When I first learned about fractals, I was stirred by their beauty and intricacy. As a musician, I saw that the idea would fit naturally into music, which is, after all, nothing more or less than beautifully patterned sound. I was not really surprised, then, to find that fractal patterns are found in much music that has already been written. Sonatas of Mozart and Beethoven, string quartets of Haydn, and symphonies of Mendelssohn and Schubert are all written according to a tonal pattern that is fractal. However, all of these composers used fractal ideas naturally and unconsciously-fractals were not discovered and named until around 1980.

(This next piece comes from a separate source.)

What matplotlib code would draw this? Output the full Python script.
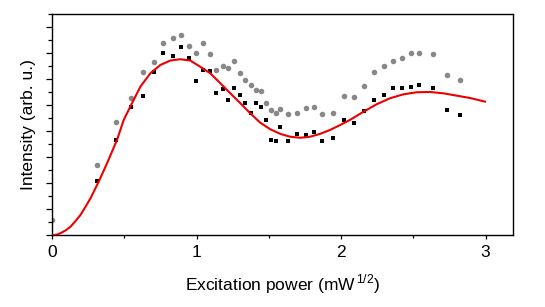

When I began work on this piece, I already had the theme in hand (I had written it as a sample composition assignment for a class I was teaching). I was stymied, though, trying to make this theme the basis of a larger work. As I was walking home one day, the answer came to me in a flash: use the theme as the generating shape of a musical fractal! The entire work would have the same shape as the theme, in every possible way-tonally, rhythmically, melodically, and dynamically.
From this point, Fractal Variations practically wrote itself. The rough draft of the Variations was finished in a couple of days, literally as fast as I could write it out.
The work is difficult, technically and emotionally. My original conception of the work combined the ideas of the fractal shape and variation form with a toccata-like virtuosity and a wide range of musical expression-from the witty to the sublime to the daring and dissonant. I can only hope that in some way, the actual music you now hold in your hands measures up the power of that initial vision.